Termasuk munculnya kabupaten/kota yang berkembang pesat di Sulsel dari segi pembangunan dan tingkat kesejahteraan dibandingkan kabupaten/kota lainnya.

"Disinilah sebenarnya peran Pemprov untuk membantu dan berupaya mensinkronkan agar kabupaten/kota dapat tumbuh bersama, tidak ada yang terlalu menonjol, sedang daerah tetangga masih tertinggal," katanya.

Kreativitas Terbangun


Badan Pekerja dari Lembaga Studi Kebijakan Publik (LSKP) Makassar Salma Ruslan mengatakan, kebijakan dan implementasi otda di daerah telah membangun kreativitas pemerintah daerah, termasuk masyarakatnya.

"Sebagai gambaran, untuk pengalokasian dana di sektor pertanian, sudah dapat mengacu pada kebutuhan petani dari bawah "buttom up", bukan lagi mengacu pada kebijakan "top down" dari pusat ke daerah," katanya.

Dia mengatakan, pada pengambilan suatu kebijakan di daerah, Pemkab/Pemkot lebih merasa percaya diri untuk membuat kebijakan di wilayah kerjanya.

Hal itu karena ada kewenangan dan "power" yang sudah diberikan melalui Undang-Undang No. 22 Tahun 1999 tentang Pemerintahan Daerah.

Mengacu pada UU tersebut, otda adalah hak, wewenang, dan kewajiban daerah untuk mengatur dan mengurus rumah tangganya sendiri sesuai dengan peraturan perundangan yang berlaku.

Hal itu diakui salah seorang bupati di Sulsel yakni Bupati Kabupaten Maros M Hatta Rahman mengatakan, pihaknya kini dapat mengatur dan membuat kerjasama dengan pihak investor tanpa menunggu kebijakan pemerintah pusat.

"Sehingga dari segi efisiensi waktu untuk mengambil suatu kebijakan, juga cepat.

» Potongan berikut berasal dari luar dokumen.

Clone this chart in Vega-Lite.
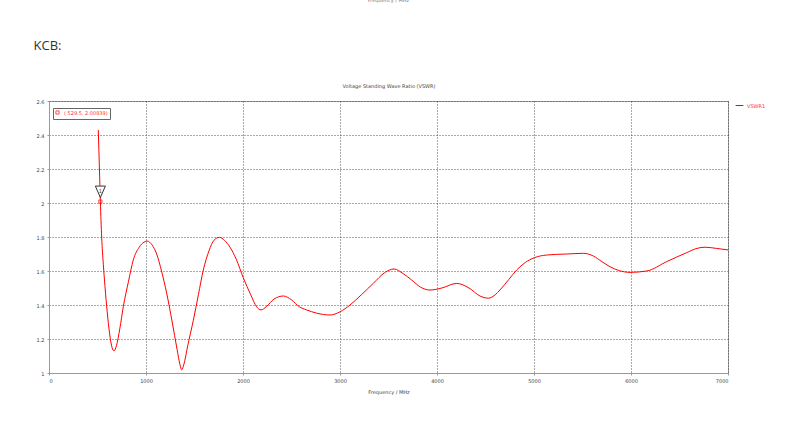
{
  "$schema": "https://vega.github.io/schema/vega-lite/v6.json",
  "autosize": {"type": "none"},
  "width": 679,
  "height": 272,
  "padding": {"left": 49, "top": 101, "right": 75, "bottom": 57},
  "background": "white",
  "config": {
    "font": "DejaVu Sans",
    "view": {"stroke": "#a0a0a0", "strokeWidth": 1},
    "axis": {
      "labelFont": "DejaVu Sans",
      "labelFontSize": 5,
      "labelColor": "#444",
      "titleFont": "DejaVu Sans",
      "titleFontSize": 5,
      "titleFontWeight": "normal",
      "titleColor": "#444",
      "gridColor": "#444",
      "gridDash": [1, 2],
      "gridOpacity": 0.9,
      "gridWidth": 1,
      "domainColor": "#999",
      "tickColor": "#999",
      "tickSize": 2
    }
  },
  "title": {
    "text": "Frequency / MHz",
    "font": "DejaVu Sans",
    "fontSize": 5,
    "fontWeight": "normal",
    "color": "#777",
    "anchor": "middle",
    "offset": 36
  },
  "datasets": {
    "vswr": [
      {"freq": 508, "vswr": 2.43, "series": "VSWR1"},
      {"freq": 520, "vswr": 2.2, "series": "VSWR1"},
      {"freq": 529.5, "vswr": 2.00839, "series": "VSWR1"},
      {"freq": 543, "vswr": 1.8, "series": "VSWR1"},
      {"freq": 560, "vswr": 1.64, "series": "VSWR1"},
      {"freq": 577, "vswr": 1.51, "series": "VSWR1"},
      {"freq": 600, "vswr": 1.36, "series": "VSWR1"},
      {"freq": 625, "vswr": 1.23, "series": "VSWR1"},
      {"freq": 650, "vswr": 1.15, "series": "VSWR1"},
      {"freq": 670, "vswr": 1.13, "series": "VSWR1"},
      {"freq": 695, "vswr": 1.16, "series": "VSWR1"},
      {"freq": 730, "vswr": 1.26, "series": "VSWR1"},
      {"freq": 766, "vswr": 1.39, "series": "VSWR1"},
      {"freq": 820, "vswr": 1.54, "series": "VSWR1"},
      {"freq": 869, "vswr": 1.665, "series": "VSWR1"},
      {"freq": 930, "vswr": 1.74, "series": "VSWR1"},
      {"freq": 980, "vswr": 1.77, "series": "VSWR1"},
      {"freq": 1014, "vswr": 1.776, "series": "VSWR1"},
      {"freq": 1060, "vswr": 1.755, "series": "VSWR1"},
      {"freq": 1110, "vswr": 1.7, "series": "VSWR1"},
      {"freq": 1160, "vswr": 1.6, "series": "VSWR1"},
      {"freq": 1213, "vswr": 1.47, "series": "VSWR1"},
      {"freq": 1270, "vswr": 1.3, "series": "VSWR1"},
      {"freq": 1320, "vswr": 1.14, "series": "VSWR1"},
      {"freq": 1350, "vswr": 1.05, "series": "VSWR1"},
      {"freq": 1368, "vswr": 1.018, "series": "VSWR1"},
      {"freq": 1390, "vswr": 1.05, "series": "VSWR1"},
      {"freq": 1430, "vswr": 1.16, "series": "VSWR1"},
      {"freq": 1488, "vswr": 1.31, "series": "VSWR1"},
      {"freq": 1540, "vswr": 1.46, "series": "VSWR1"},
      {"freq": 1591, "vswr": 1.606, "series": "VSWR1"},
      {"freq": 1650, "vswr": 1.72, "series": "VSWR1"},
      {"freq": 1700, "vswr": 1.78, "series": "VSWR1"},
      {"freq": 1756, "vswr": 1.798, "series": "VSWR1"},
      {"freq": 1810, "vswr": 1.78, "series": "VSWR1"},
      {"freq": 1866, "vswr": 1.74, "series": "VSWR1"},
      {"freq": 1930, "vswr": 1.67, "series": "VSWR1"},
      {"freq": 2003, "vswr": 1.56, "series": "VSWR1"},
      {"freq": 2080, "vswr": 1.46, "series": "VSWR1"},
      {"freq": 2140, "vswr": 1.39, "series": "VSWR1"},
      {"freq": 2186, "vswr": 1.371, "series": "VSWR1"},
      {"freq": 2240, "vswr": 1.39, "series": "VSWR1"},
      {"freq": 2320, "vswr": 1.435, "series": "VSWR1"},
      {"freq": 2416, "vswr": 1.453, "series": "VSWR1"},
      {"freq": 2500, "vswr": 1.43, "series": "VSWR1"},
      {"freq": 2580, "vswr": 1.39, "series": "VSWR1"},
      {"freq": 2656, "vswr": 1.371, "series": "VSWR1"},
      {"freq": 2760, "vswr": 1.352, "series": "VSWR1"},
      {"freq": 2897, "vswr": 1.341, "series": "VSWR1"},
      {"freq": 3000, "vswr": 1.36, "series": "VSWR1"},
      {"freq": 3103, "vswr": 1.4, "series": "VSWR1"},
      {"freq": 3220, "vswr": 1.46, "series": "VSWR1"},
      {"freq": 3344, "vswr": 1.528, "series": "VSWR1"},
      {"freq": 3460, "vswr": 1.59, "series": "VSWR1"},
      {"freq": 3557, "vswr": 1.612, "series": "VSWR1"},
      {"freq": 3650, "vswr": 1.585, "series": "VSWR1"},
      {"freq": 3739, "vswr": 1.547, "series": "VSWR1"},
      {"freq": 3830, "vswr": 1.505, "series": "VSWR1"},
      {"freq": 3928, "vswr": 1.488, "series": "VSWR1"},
      {"freq": 4050, "vswr": 1.5, "series": "VSWR1"},
      {"freq": 4203, "vswr": 1.527, "series": "VSWR1"},
      {"freq": 4330, "vswr": 1.5, "series": "VSWR1"},
      {"freq": 4443, "vswr": 1.453, "series": "VSWR1"},
      {"freq": 4529, "vswr": 1.44, "series": "VSWR1"},
      {"freq": 4600, "vswr": 1.46, "series": "VSWR1"},
      {"freq": 4649, "vswr": 1.488, "series": "VSWR1"},
      {"freq": 4740, "vswr": 1.55, "series": "VSWR1"},
      {"freq": 4822, "vswr": 1.606, "series": "VSWR1"},
      {"freq": 4910, "vswr": 1.65, "series": "VSWR1"},
      {"freq": 5003, "vswr": 1.678, "series": "VSWR1"},
      {"freq": 5131, "vswr": 1.694, "series": "VSWR1"},
      {"freq": 5337, "vswr": 1.7, "series": "VSWR1"},
      {"freq": 5509, "vswr": 1.704, "series": "VSWR1"},
      {"freq": 5612, "vswr": 1.688, "series": "VSWR1"},
      {"freq": 5700, "vswr": 1.655, "series": "VSWR1"},
      {"freq": 5784, "vswr": 1.625, "series": "VSWR1"},
      {"freq": 5880, "vswr": 1.602, "series": "VSWR1"},
      {"freq": 5990, "vswr": 1.592, "series": "VSWR1"},
      {"freq": 6162, "vswr": 1.6, "series": "VSWR1"},
      {"freq": 6368, "vswr": 1.655, "series": "VSWR1"},
      {"freq": 6574, "vswr": 1.708, "series": "VSWR1"},
      {"freq": 6680, "vswr": 1.733, "series": "VSWR1"},
      {"freq": 6763, "vswr": 1.74, "series": "VSWR1"},
      {"freq": 6880, "vswr": 1.733, "series": "VSWR1"},
      {"freq": 7000, "vswr": 1.724, "series": "VSWR1"}
    ],
    "marker": [
      {"freq": 529.5, "vswr": 2.00839, "id": "1", "label": "( 529.5, 2.00839)"}
    ]
  },
  "layer": [
    {
      "data": {"name": "vswr"},
      "mark": {"type": "line", "strokeWidth": 1, "interpolate": "monotone"},
      "encoding": {
        "x": {
          "field": "freq",
          "type": "quantitative",
          "scale": {"domain": [0, 7000], "nice": false, "zero": false},
          "axis": {
            "orient": "bottom",
            "values": [0, 1000, 2000, 3000, 4000, 5000, 6000, 7000],
            "format": "d",
            "title": "Frequency / MHz",
            "titlePadding": 6,
            "labelPadding": 3
          }
        },
        "y": {
          "field": "vswr",
          "type": "quantitative",
          "scale": {"domain": [1, 2.6], "nice": false, "zero": false},
          "axis": {
            "values": [1, 1.2, 1.4, 1.6, 1.8, 2, 2.2, 2.4, 2.6],
            "format": "~g",
            "labelOverlap": false,
            "title": "KCB:",
            "titleFont": "Open Sans",
            "titleFontSize": 13,
            "titleColor": "#333",
            "titleAngle": 0,
            "titleX": -16,
            "titleY": -56,
            "titleAlign": "left",
            "titleBaseline": "middle",
            "labelPadding": 3
          }
        },
        "stroke": {
          "field": "series",
          "type": "nominal",
          "scale": {"range": ["#ff0000"]},
          "legend": {
            "orient": "none",
            "legendX": 686,
            "legendY": 0,
            "title": null,
            "symbolType": "stroke",
            "symbolSize": 60,
            "symbolStrokeWidth": 1,
            "labelFont": "DejaVu Sans",
            "labelFontSize": 5,
            "labelColor": "#ff3030",
            "labelOffset": 3
          }
        }
      }
    },
    {
      "data": {"name": "marker"},
      "mark": {"type": "point", "filled": false, "color": "#ff0000", "strokeWidth": 1},
      "encoding": {
        "x": {
          "field": "freq",
          "type": "quantitative",
          "axis": {
            "orient": "top",
            "title": "Voltage Standing Wave Ratio (VSWR)",
            "labels": false,
            "ticks": false,
            "domain": false,
            "grid": false,
            "titlePadding": 13
          }
        },
        "y": {
          "field": "vswr",
          "type": "quantitative",
          "axis": {
            "values": [1, 1.2, 1.4, 1.6, 1.8, 2, 2.2, 2.4, 2.6],
            "format": "~g",
            "labelOverlap": false,
            "title": "KCB:",
            "titleFont": "Open Sans",
            "titleFontSize": 13,
            "titleColor": "#333",
            "titleAngle": 0,
            "titleX": -16,
            "titleY": -56,
            "titleAlign": "left",
            "titleBaseline": "middle",
            "labelPadding": 3
          }
        },
        "shape": {
          "field": "label",
          "type": "nominal",
          "scale": {"range": ["square"]},
          "legend": {
            "orient": "none",
            "legendX": 4,
            "legendY": 7,
            "title": null,
            "padding": 2,
            "strokeColor": "#666",
            "fillColor": "white",
            "cornerRadius": 0,
            "symbolSize": 10,
            "symbolStrokeColor": "#ff0000",
            "symbolStrokeWidth": 1,
            "symbolFillColor": "white",
            "labelFont": "DejaVu Sans",
            "labelFontSize": 5,
            "labelColor": "#ff3030",
            "labelOffset": 4
          }
        },
        "size": {"value": 10}
      }
    },
    {
      "data": {"name": "marker"},
      "mark": {
        "type": "point",
        "shape": "M-1,-3.1L1,-3.1L0,-0.8Z",
        "filled": true,
        "fill": "white",
        "stroke": "#333",
        "strokeWidth": 1,
        "opacity": 1,
        "size": 100
      },
      "encoding": {
        "x": {"field": "freq", "type": "quantitative", "axis": null},
        "y": {
          "field": "vswr",
          "type": "quantitative",
          "axis": {
            "values": [1, 1.2, 1.4, 1.6, 1.8, 2, 2.2, 2.4, 2.6],
            "format": "~g",
            "labelOverlap": false,
            "title": "KCB:",
            "titleFont": "Open Sans",
            "titleFontSize": 13,
            "titleColor": "#333",
            "titleAngle": 0,
            "titleX": -16,
            "titleY": -56,
            "titleAlign": "left",
            "titleBaseline": "middle",
            "labelPadding": 3
          }
        }
      }
    },
    {
      "data": {"name": "marker"},
      "mark": {
        "type": "text",
        "font": "DejaVu Sans",
        "fontSize": 5,
        "color": "#333",
        "dy": -11,
        "align": "center",
        "baseline": "middle"
      },
      "encoding": {
        "x": {"field": "freq", "type": "quantitative", "axis": null},
        "y": {
          "field": "vswr",
          "type": "quantitative",
          "axis": {
            "values": [1, 1.2, 1.4, 1.6, 1.8, 2, 2.2, 2.4, 2.6],
            "format": "~g",
            "labelOverlap": false,
            "title": "KCB:",
            "titleFont": "Open Sans",
            "titleFontSize": 13,
            "titleColor": "#333",
            "titleAngle": 0,
            "titleX": -16,
            "titleY": -56,
            "titleAlign": "left",
            "titleBaseline": "middle",
            "labelPadding": 3
          }
        },
        "text": {"field": "id"}
      }
    }
  ],
  "resolve": {"axis": {"x": "independent"}}
}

Selain itu, juga dapat memicu kreativitas Pemkab untuk memajukan daerahnya," katanya.

Sementara itu, salah seorang guru SD Negeri Pammelakkang Jene, Kabupaten Maros, Sulsel Sukmawati mengatakan, dari segi penyaluran dana operasional di daerah untuk suatu program itu lebih cepat, dibandingkan ketika kebijakan masih bersifat sentralistik.

"Misalnya untuk dana operasional di sektor pendidikan yang bersumber dari APBN, dulu harus turun ke Pemprov dulu lalu ke Pemkab selanjutnya ke sekolah bersangkutan," katanya.

Namun kini, dana sektor pendidikan misalnya Dana Operasional Sekolah (BOS) dan insentif guru, sudah masuk langsung ke rekening sekolah.

Hal senada dikemukakan Ketua Kelompok Tani Toddopuli di Kabupaten Maros, Abdul Wahid.

Dia mengatakan, bantuan dana pengadaan sarana produksi (Saprodi) dulu mekanismenya sangat panjang, karena dana dari pemerintah pusat harus melewati beberapa pintu sebelum diterima petani.

"Sehingga ada dana yang biasanya tidak sebesar nilai yang dikeluarkan dari pemerintah pusat, karena kena "pajak" pada setiap pintu persinggahan," katanya.

Dia mengatakan, kini dana untuk membantu peningkatan kesejahteraan petani, sudah langsung masuk ke rekening kelompok tani, sehingga "penyunatan" dana bantuan dapat ditekan.

Terlepas dari kekurangan maupun kelebihan dari penerjemahan otda sesuai dengan Undang-Undang No. 22 Tahun 1999, muncul lagi wacana untuk menarik kembali kewenangan daerah.

Alasannya, diantaranya karena selama 13 tahun otda digulirkan, biaya operasional pemerintahan justru makin meningkat yang dipicu dengan terbukanya kran untuk pemekaran daerah.

Belum lagi, adanya ketidaksinkronan kebijakan pemprov dan pemkab/kota yang kemudian menimbulkan disharmonitas hubungan pemrov dengan pemkab/pemkot di lapangan. Termasuk adanya persaingan yang tidak sehat antarkabupaten/kota dalam memajukan daerahnya.

Semua fenomena itu, hendaknya ditelaah dan selanjutnya menjadi acuan bagi pemerintah untuk melakukan evaluasi pelaksanaan otda dengan kewenangan penuh pada pemerintah daerah, agar ke depan tidak ada lagi distorsi yang menyertai implementasi otda.